İNSANIN İNSANLIĞINDAN İSTİFASI
Yeryüzünün en şerefli, en mükemmel, en donanımlı varlığı insan… Yeryüzünün halifesi olan insan… Yeryüzünün imarı için görevlendirilen insan… Yüce Allah’ın kendisine hitap ettiği insan… Kendisini eğitip öğrettiği insan… Evrende her şeyi hizmetine sunduğu insan… Atası peygamber olan ve kendi cinsinden pek çok peygamberler, seçkinler yetiştiren insan…
İşte bu insan zaman gelir en şerefli konumunu korur, meleklerden bile üstün olur. Ama zaman gelir mevcut konumunu korumak şöyle dursun, aşağıların aşağısına yuvarlanıverir.
Peki, nasıl olur da mükerrem varlık olarak yaratılan insan hayvanlar gibi oluverir, hatta hayvanlardan daha aşağı seviyelere düşebilir?
İşte tüm bu soruların Kur’ân’dan cevapları:
O inkâr edenleri Hakk'a çağıranın durumu, tıpkı bağırıp çağırmadan başka bir şey işitmeyene/işittiği sesin manasını anlamayan hayvanlara haykıran kimsenin durumu gibidir. Onlar, sağır, dilsiz ve kördürler, onun için düşünmezler.[1]
And olsun, cehennem için de birçok cin ve insan yarattık ki kalpleri var, fakat onlarla anlamazlar; gözleri var, fakat onlarla görmezler; kulakları var, fakat onlarla işitmezler. İşte onlar hayvanlar gibidir, hatta daha da sapık... Ve işte gafiller onlardır![2]
Yoksa sen onların çoğunun işittiklerini, düşündüklerini mi sanıyorsun? Hayır, onlar hayvanlar gibidir, hatta onlar, yolca hayvanlardan daha sapıktır.[3]
Allah, inanıp iyi işler yapanları, zemininden ırmaklar akan cennetlere sokar. İnkâr edenler ise dünyada biraz yaşarlar, hayvanların yediği gibi yerler, sonunda yerleri ateştir[4].
Allah katında canlıların en kötüsü, düşünmeyen sağırlar ve dilsizlerdir.[5]
Allah'a göre canlıların en kötüsü, kâfirlerdir; artık onlar inanmazlar.[6]
Hiç kimse alınmasın, bunlar insanın Yüce Yaratıcısının tespit ve tanıları.
Demek ki insan kalabilmek ve insanlığın kalitesini artırabilmek için yaratılış gayesini iyi bilmek gerekir.

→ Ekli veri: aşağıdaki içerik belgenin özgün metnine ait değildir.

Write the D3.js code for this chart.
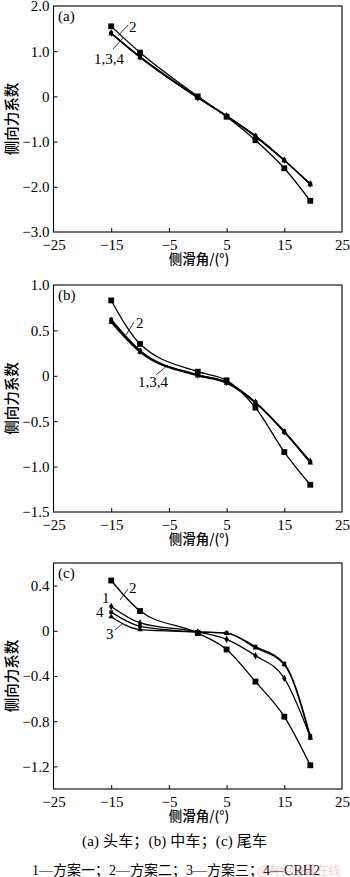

Hakikat davetçilerine kalp gözünü açmak gerekir, onların söyledikleri hakikatleri gönülle anlamak gerekir, o hakikatlerin gereklerini layıkıyla yerine getirmek gerekir. Yüce Yaratıcıya inanmak ve O’na layık kul olmak gerekir. Kalp, akıl, beş duyu ve diğer organları başta olmak üzere kendisine bahşedilen tüm nimetleri yerli yerince kullanmak gerekir. Zira göz hakkı görmek için, kulak hakikati duymak için, el hakka açılmak için, ayak hakka yürümek için, akıl hakkı bulmak için, en önemlisi de kalp bütün bunları gönülden kavramak ve inanmak içindir.
Kâinatta her şey yaratılış gayesine uygun hareket ederken, Yüce Yaratıcıya boyun eğerken, evrenin en şereflisi olarak yaratılan insanın yaratılış gayesine aykırı davranması, yaratıcısını tanımaması yakışmaz.
Göklerde ve yerde bulunan canlıların, meleklerin hepsi Allah'a secde ederler, onlar asla büyük taslamazlar.[7]
Baksana bir, göklerde, yerde bulunan kimseler, güneş, ay, yıldızlar, dağlar, ağaçlar, hayvanlar ve insanlardan birçoğu hep Allah'a secde ediyorlar! Ama birçoğuna da azap hak olmuştur. Allah kimi aşağılatırsa artık ona değer veren olmaz. Allah, dilediğini yapar.[8]
O halde, ey insan, insanlığının kadr ü kıymeti bil ve insanlığının gereklerini yerine getir. Konumunu koru. Kendini ve Rabbini tanı. Ey insan, nedir seni keremli Rabbine karşı aldatan ve O’na başkaldırtan?